Reporters discuss history of “land grab” universities in press freedom lecture

In “Land Grab Universities,” the 2022 Daniel W. Kops Freedom of the Press Lecture, journalist Tristan Ahtone, a member of the Kiowa tribe, and historian Robert Lee will talk about how Indigenous land expropriated by the 1862 Morrill Act is the foundation of the land-grant university system.

The lecture, which will expand on their 2020 investigative reporting in High Country News, will take place Sept. 13 at 5:15 p.m. in the Wing Lecture Room, Herbert F. Johnson Museum of Art. A ticket is required to attend in person, one ticket per request. The lecture will also be livestreamed by eCornell.

Tristan Ahtone
Provided Tristan Ahtone

“The American Studies program is honored to host Tristan Ahtone and Robert Lee as the Kops Freedom of the Press lecturers,” said Shirley Samuels, director of the American Studies Program and professor of literatures in English in the College of Arts and Sciences. “Their investigation into the origins of American land grant universities continues to spark self-examination and action at land grant institutions.

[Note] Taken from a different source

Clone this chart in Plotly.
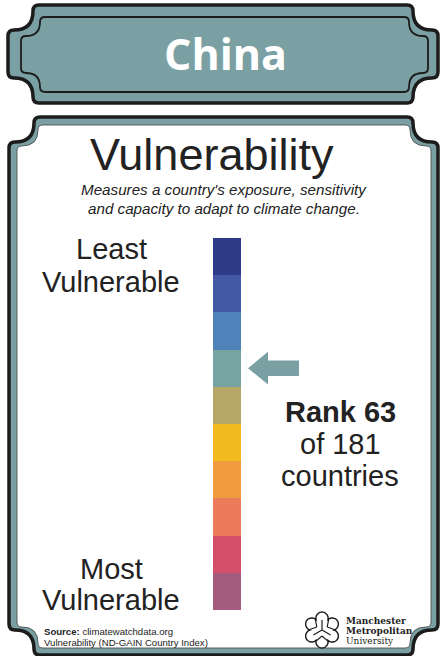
import math
import plotly.graph_objects as go

# ---------------- data ----------------
country = "China"
indicator = "Vulnerability"
rank = 63
total_countries = 181
band_labels = ["Band 1", "Band 2", "Band 3", "Band 4", "Band 5",
               "Band 6", "Band 7", "Band 8", "Band 9", "Band 10"]  # top (least) -> bottom (most)
band_values = [1, 1, 1, 1, 1, 1, 1, 1, 1, 1]
band_colors = ["#2e3a87", "#4459a6", "#4f82b8", "#77a3a3", "#b7a867",
               "#f2ba1e", "#f09b3e", "#ec7b5c", "#d4506a", "#a55a80"]

W, H = 441, 656
TEAL = "#7aa0a3"
DARK = "#1c1c1c"
TXT = "#222222"
FONT = "Liberation Sans, Arial, sans-serif"


def X(p):
    return p / W


def Y(p):
    return 1 - p / H


def notched(x0, y0, x1, y1, n, r):
    def P(x, y):
        return f"{X(x):.5f},{Y(y):.5f}"
    s = f"M {P(x0+n+r, y0)} L {P(x1-n-r, y0)} "
    s += f"Q {P(x1-n, y0)} {P(x1-n, y0+r)} "
    s += f"Q {P(x1-n, y0+n)} {P(x1-r, y0+n)} "
    s += f"Q {P(x1, y0+n)} {P(x1, y0+n+r)} "
    s += f"L {P(x1, y1-n-r)} "
    s += f"Q {P(x1, y1-n)} {P(x1-r, y1-n)} "
    s += f"Q {P(x1-n, y1-n)} {P(x1-n, y1-r)} "
    s += f"Q {P(x1-n, y1)} {P(x1-n-r, y1)} "
    s += f"L {P(x0+n+r, y1)} "
    s += f"Q {P(x0+n, y1)} {P(x0+n, y1-r)} "
    s += f"Q {P(x0+n, y1-n)} {P(x0+r, y1-n)} "
    s += f"Q {P(x0, y1-n)} {P(x0, y1-n-r)} "
    s += f"L {P(x0, y0+n+r)} "
    s += f"Q {P(x0, y0+n)} {P(x0+r, y0+n)} "
    s += f"Q {P(x0+n, y0+n)} {P(x0+n, y0+r)} "
    s += f"Q {P(x0+n, y0)} {P(x0+n+r, y0)} Z"
    return s


n_bands = len(band_values)
bases = [sum(band_values[i+1:]) for i in range(n_bands)]

fig = go.Figure()
fig.add_trace(go.Bar(
    x=[0.5] * n_bands, y=band_values, base=bases, width=1,
    marker=dict(color=band_colors, line=dict(width=0)),
    text=band_labels, hoverinfo="text", textposition="none",
    showlegend=False,
))

shapes = []
# top banner
shapes.append(dict(type="path", path=notched(8, 5, 438, 103, 25, 6), xref="paper", yref="paper",
                   fillcolor=TEAL, line=dict(color=DARK, width=3.5), layer="below"))
shapes.append(dict(type="path", path=notched(21, 17, 428, 92, 19, 5), xref="paper", yref="paper",
                   fillcolor="rgba(0,0,0,0)", line=dict(color=DARK, width=1.8), layer="below"))
# lower card
shapes.append(dict(type="path", path=notched(9, 117, 438, 655, 25, 6), xref="paper", yref="paper",
                   fillcolor=TEAL, line=dict(color=DARK, width=3.5), layer="below"))
shapes.append(dict(type="path", path=notched(17, 125, 431, 648, 21, 5), xref="paper", yref="paper",
                   fillcolor="white", line=dict(color="#444", width=0.8), layer="below"))

# arrow pointing at the band containing the rank
band_idx = math.ceil(rank / total_countries * n_bands) - 1
yc = n_bands - band_idx - 0.5
hh, sh = 0.44, 0.21
ax0, ax1, ax2 = X(248), X(268), X(299)
arrow = (f"M {ax0},{yc} L {ax1},{yc+hh} L {ax1},{yc+sh} L {ax2},{yc+sh} "
         f"L {ax2},{yc-sh} L {ax1},{yc-sh} L {ax1},{yc-hh} Z")
shapes.append(dict(type="path", path=arrow, xref="paper", yref="y",
                   fillcolor=TEAL, line=dict(width=0)))

# logo (stylised outline)
cx, cy, R = 322, 630, 18
pts = []
for k in range(121):
    t = 2 * math.pi * k / 120
    r = R * (0.66 + 0.34 * abs(math.cos(3 * t + math.pi / 2)) ** 0.7)
    pts.append((cx + r * math.cos(t), cy + r * math.sin(t)))
logo = "M " + " L ".join(f"{X(a):.5f},{Y(b):.5f}" for a, b in pts) + " Z"
shapes.append(dict(type="path", path=logo, xref="paper", yref="paper",
                   fillcolor="white", line=dict(color=DARK, width=1.4)))
inner = []
for k in range(3):
    t = 2 * math.pi * k / 3 - math.pi / 2
    inner.append(f"M {X(cx):.5f},{Y(cy):.5f} L {X(cx + 10*math.cos(t)):.5f},{Y(cy + 10*math.sin(t)):.5f}")
    t2 = t + math.pi / 3
    inner.append(f"M {X(cx + 6*math.cos(t2)):.5f},{Y(cy + 6*math.sin(t2)):.5f} "
                 f"L {X(cx + 13*math.cos(t2 - 0.5)):.5f},{Y(cy + 13*math.sin(t2 - 0.5)):.5f} "
                 f"M {X(cx + 6*math.cos(t2)):.5f},{Y(cy + 6*math.sin(t2)):.5f} "
                 f"L {X(cx + 13*math.cos(t2 + 0.5)):.5f},{Y(cy + 13*math.sin(t2 + 0.5)):.5f}")
shapes.append(dict(type="path", path=" ".join(inner), xref="paper", yref="paper",
                   line=dict(color=DARK, width=1.2)))


def ann(text, x, y, size, color=TXT, family=FONT, xanchor="center"):
    return dict(text=text, x=X(x), y=Y(y), xref="paper", yref="paper",
                xanchor=xanchor, yanchor="middle", showarrow=False,
                font=dict(size=size, color=color, family=family))


annotations = [
    ann(f"<b>{country}</b>", 225, 54, 43, color="white", family="Open Sans, sans-serif"),
    ann(indicator, 212, 154, 45),
    ann("<i>Measures a country's exposure, sensitivity</i>", 224, 189, 15.2),
    ann("<i>and capacity to adapt to climate change.</i>", 224, 208, 15.2),
    ann("Least", 111, 249, 29),
    ann("Vulnerable", 111, 282, 29),
    ann("Most", 111, 569, 29),
    ann("Vulnerable", 111, 600, 29),
    ann(f"<b>Rank {rank}</b>", 340, 412, 29),
    ann(f"of {total_countries}", 340, 444, 29),
    ann("countries", 340, 476, 29),
    ann("<b>Source:</b> climatewatchdata.org", 42, 631, 9.6, xanchor="left"),
    ann("Vulnerability (ND-GAIN Country Index)", 42, 642, 9.6, xanchor="left"),
    ann("<b>Manchester</b>", 344, 621, 9, family="DejaVu Serif, serif", xanchor="left"),
    ann("<b>Metropolitan</b>", 344, 631, 9, family="DejaVu Serif, serif", xanchor="left"),
    ann("University", 344, 641, 9, family="DejaVu Serif, serif", xanchor="left"),
]

fig.update_layout(
    width=W, height=H, margin=dict(l=0, r=0, t=0, b=0),
    paper_bgcolor="white", plot_bgcolor="rgba(0,0,0,0)",
    xaxis=dict(domain=[X(213), X(241)], range=[0, 1], visible=False, fixedrange=True),
    yaxis=dict(domain=[Y(610), Y(238)], range=[0, n_bands], visible=False, fixedrange=True),
    shapes=shapes, annotations=annotations, bargap=0,
)

fig.write_html("out.html", config={"displayModeBar": False},
               post_script="document.body.style.margin='0';document.body.style.overflow='hidden';")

By inviting them to Cornell, we welcome a serious discussion of the history of relations between Indigenous communities and settlers, and between land and higher education.”

Tristan Ahtone is a member of the Kiowa Tribe and is Editor at Large at Grist. He previously served as editor-in-chief at the Texas Observer and Indigenous affairs editor at High Country News. He has reported for Al Jazeera America, PBS NewsHour National Native News, NPR and National Geographic.

Robert Lee, assistant professor of history at the University of Cambridge, is a historian of the United States focused on Indigenous dispossession and U.S. state formation in the 19th century American west.

Robert Lee
Provided Robert Lee

Ahtone and Lee co-authored the March 30, 2020 investigation “Land-grab universities” in High Country News, piecing together how the United States used nearly 11 million acres of Indigenous territory taken from almost 250 tribes, bands and communities to launch the land grant university system in 1862. The act redistributed an area larger than Massachusetts and Connecticut combined, Ahone and Lee reported.

Daniel Kops ’39, former editor-in-chief of the Cornell Daily Sun, established the Daniel W. Kops Freedom of the Press Program in 1990. Each year the program brings a distinguished speaker to campus through the American Studies program. The 2021 lecture featured Nikole Hannah-Jones, the Pulitzer Prize-winning creator of the 1619 Project and a staff writer at The New York Times Magazine. Other past speakers include Ta-Nehisi Coates, Amjad Atallah, April Ryan, Frank Rich, Gail Collins, Nadine Strossen, Jeremy Scahill and Dave Zirin.